- **DATASET EXCERPT**:
* * * *
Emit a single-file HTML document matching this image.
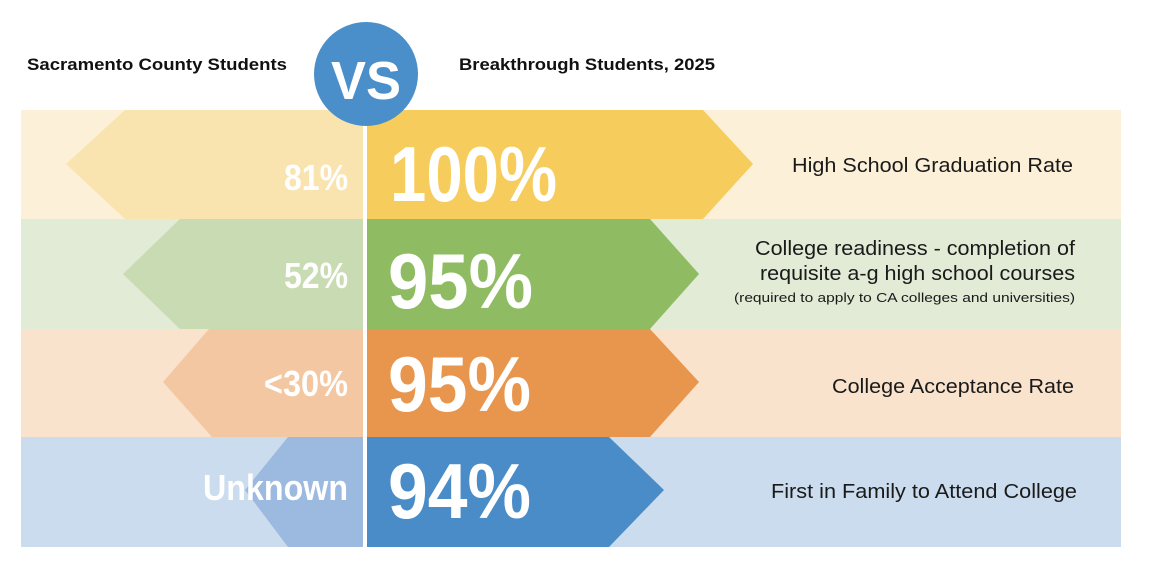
<!DOCTYPE html>
<html><head><style>
html,body{margin:0;padding:0;background:#fff;}
svg{display:block;font-family:"Liberation Sans",Arial,sans-serif;}
text{font-family:"Liberation Sans",Arial,sans-serif;}
</style></head><body>
<svg width="1152" height="576" viewBox="0 0 1152 576" xmlns="http://www.w3.org/2000/svg" font-family="Liberation Sans, sans-serif">
<rect x="21" y="110" width="1100" height="109" fill="#fcf0d8"/>
<rect x="21" y="219" width="1100" height="110" fill="#e1ebd6"/>
<rect x="21" y="329" width="1100" height="108" fill="#f9e3cd"/>
<rect x="21" y="437" width="1100" height="110" fill="#cbdcee"/>
<polygon points="125,110 363,110 363,219 125,219 66,164" fill="#f9e4b0"/>
<polygon points="180,219 363,219 363,329 180,329 123,274" fill="#c8dbb2"/>
<polygon points="209,329 363,329 363,437 212,437 163,382" fill="#f2c7a1"/>
<polygon points="288,437 363,437 363,547 288,547 245,490" fill="#9cb9df"/>
<polygon points="367,110 703,110 753,164 703,219 367,219" fill="#f6cc5c"/>
<polygon points="367,219 650,219 699,274 650,329 367,329" fill="#8fbc62"/>
<polygon points="367,329 650,329 699,382 650,437 367,437" fill="#e8964e"/>
<polygon points="367,437 609,437 664,490 609,547 367,547" fill="#4a8cc8"/>
<rect x="363" y="110" width="4" height="437" fill="#fff"/>
<circle cx="366" cy="74" r="52" fill="#4a8fca"/>
<text x="366" y="99" text-anchor="middle" font-size="54" font-weight="bold" fill="#fff" textLength="70" lengthAdjust="spacingAndGlyphs">VS</text>
<text x="27" y="70" font-size="17" font-weight="bold" fill="#111" textLength="260" lengthAdjust="spacingAndGlyphs">Sacramento County Students</text>
<text x="459" y="70" font-size="17" font-weight="bold" fill="#111" textLength="256" lengthAdjust="spacingAndGlyphs">Breakthrough Students, 2025</text>
<g font-weight="bold" fill="#fff" font-size="78">
<text x="390" y="201" textLength="167" lengthAdjust="spacingAndGlyphs">100%</text>
<text x="388" y="308" textLength="145" lengthAdjust="spacingAndGlyphs">95%</text>
<text x="388" y="411" textLength="143" lengthAdjust="spacingAndGlyphs">95%</text>
<text x="388" y="518" textLength="143" lengthAdjust="spacingAndGlyphs">94%</text>
</g>
<g font-weight="bold" fill="#fff" font-size="36" text-anchor="end">
<text x="348" y="190" textLength="64" lengthAdjust="spacingAndGlyphs">81%</text>
<text x="348" y="288" textLength="64" lengthAdjust="spacingAndGlyphs">52%</text>
<text x="348" y="396" textLength="84" lengthAdjust="spacingAndGlyphs">&lt;30%</text>
<text x="348" y="500" textLength="145" lengthAdjust="spacingAndGlyphs">Unknown</text>
</g>
<g fill="#1a1a1a" font-size="20" text-anchor="end">
<text x="1073" y="172" textLength="281" lengthAdjust="spacingAndGlyphs">High School Graduation Rate</text>
<text x="1075" y="255" textLength="320" lengthAdjust="spacingAndGlyphs">College readiness - completion of</text>
<text x="1075" y="280" textLength="315" lengthAdjust="spacingAndGlyphs">requisite a-g high school courses</text>
<text x="1075" y="302" font-size="13" textLength="341" lengthAdjust="spacingAndGlyphs">(required to apply to CA colleges and universities)</text>
<text x="1074" y="393" textLength="242" lengthAdjust="spacingAndGlyphs">College Acceptance Rate</text>
<text x="1077" y="498" textLength="306" lengthAdjust="spacingAndGlyphs">First in Family to Attend College</text>
</g>
</svg>
</body></html>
* * * *
- **YOUR OBJECTIVE**: Without the pictures, copy the material exactly as given.

- **TASK ANSWER**:
Emit a single-file HTML document matching this image.
<!DOCTYPE html>
<html><head><style>
html,body{margin:0;padding:0;background:#fff;}
svg{display:block;font-family:"Liberation Sans",Arial,sans-serif;}
text{font-family:"Liberation Sans",Arial,sans-serif;}
</style></head><body>
<svg width="1152" height="576" viewBox="0 0 1152 576" xmlns="http://www.w3.org/2000/svg" font-family="Liberation Sans, sans-serif">
<rect x="21" y="110" width="1100" height="109" fill="#fcf0d8"/>
<rect x="21" y="219" width="1100" height="110" fill="#e1ebd6"/>
<rect x="21" y="329" width="1100" height="108" fill="#f9e3cd"/>
<rect x="21" y="437" width="1100" height="110" fill="#cbdcee"/>
<polygon points="125,110 363,110 363,219 125,219 66,164" fill="#f9e4b0"/>
<polygon points="180,219 363,219 363,329 180,329 123,274" fill="#c8dbb2"/>
<polygon points="209,329 363,329 363,437 212,437 163,382" fill="#f2c7a1"/>
<polygon points="288,437 363,437 363,547 288,547 245,490" fill="#9cb9df"/>
<polygon points="367,110 703,110 753,164 703,219 367,219" fill="#f6cc5c"/>
<polygon points="367,219 650,219 699,274 650,329 367,329" fill="#8fbc62"/>
<polygon points="367,329 650,329 699,382 650,437 367,437" fill="#e8964e"/>
<polygon points="367,437 609,437 664,490 609,547 367,547" fill="#4a8cc8"/>
<rect x="363" y="110" width="4" height="437" fill="#fff"/>
<circle cx="366" cy="74" r="52" fill="#4a8fca"/>
<text x="366" y="99" text-anchor="middle" font-size="54" font-weight="bold" fill="#fff" textLength="70" lengthAdjust="spacingAndGlyphs">VS</text>
<text x="27" y="70" font-size="17" font-weight="bold" fill="#111" textLength="260" lengthAdjust="spacingAndGlyphs">Sacramento County Students</text>
<text x="459" y="70" font-size="17" font-weight="bold" fill="#111" textLength="256" lengthAdjust="spacingAndGlyphs">Breakthrough Students, 2025</text>
<g font-weight="bold" fill="#fff" font-size="78">
<text x="390" y="201" textLength="167" lengthAdjust="spacingAndGlyphs">100%</text>
<text x="388" y="308" textLength="145" lengthAdjust="spacingAndGlyphs">95%</text>
<text x="388" y="411" textLength="143" lengthAdjust="spacingAndGlyphs">95%</text>
<text x="388" y="518" textLength="143" lengthAdjust="spacingAndGlyphs">94%</text>
</g>
<g font-weight="bold" fill="#fff" font-size="36" text-anchor="end">
<text x="348" y="190" textLength="64" lengthAdjust="spacingAndGlyphs">81%</text>
<text x="348" y="288" textLength="64" lengthAdjust="spacingAndGlyphs">52%</text>
<text x="348" y="396" textLength="84" lengthAdjust="spacingAndGlyphs">&lt;30%</text>
<text x="348" y="500" textLength="145" lengthAdjust="spacingAndGlyphs">Unknown</text>
</g>
<g fill="#1a1a1a" font-size="20" text-anchor="end">
<text x="1073" y="172" textLength="281" lengthAdjust="spacingAndGlyphs">High School Graduation Rate</text>
<text x="1075" y="255" textLength="320" lengthAdjust="spacingAndGlyphs">College readiness - completion of</text>
<text x="1075" y="280" textLength="315" lengthAdjust="spacingAndGlyphs">requisite a-g high school courses</text>
<text x="1075" y="302" font-size="13" textLength="341" lengthAdjust="spacingAndGlyphs">(required to apply to CA colleges and universities)</text>
<text x="1074" y="393" textLength="242" lengthAdjust="spacingAndGlyphs">College Acceptance Rate</text>
<text x="1077" y="498" textLength="306" lengthAdjust="spacingAndGlyphs">First in Family to Attend College</text>
</g>
</svg>
</body></html>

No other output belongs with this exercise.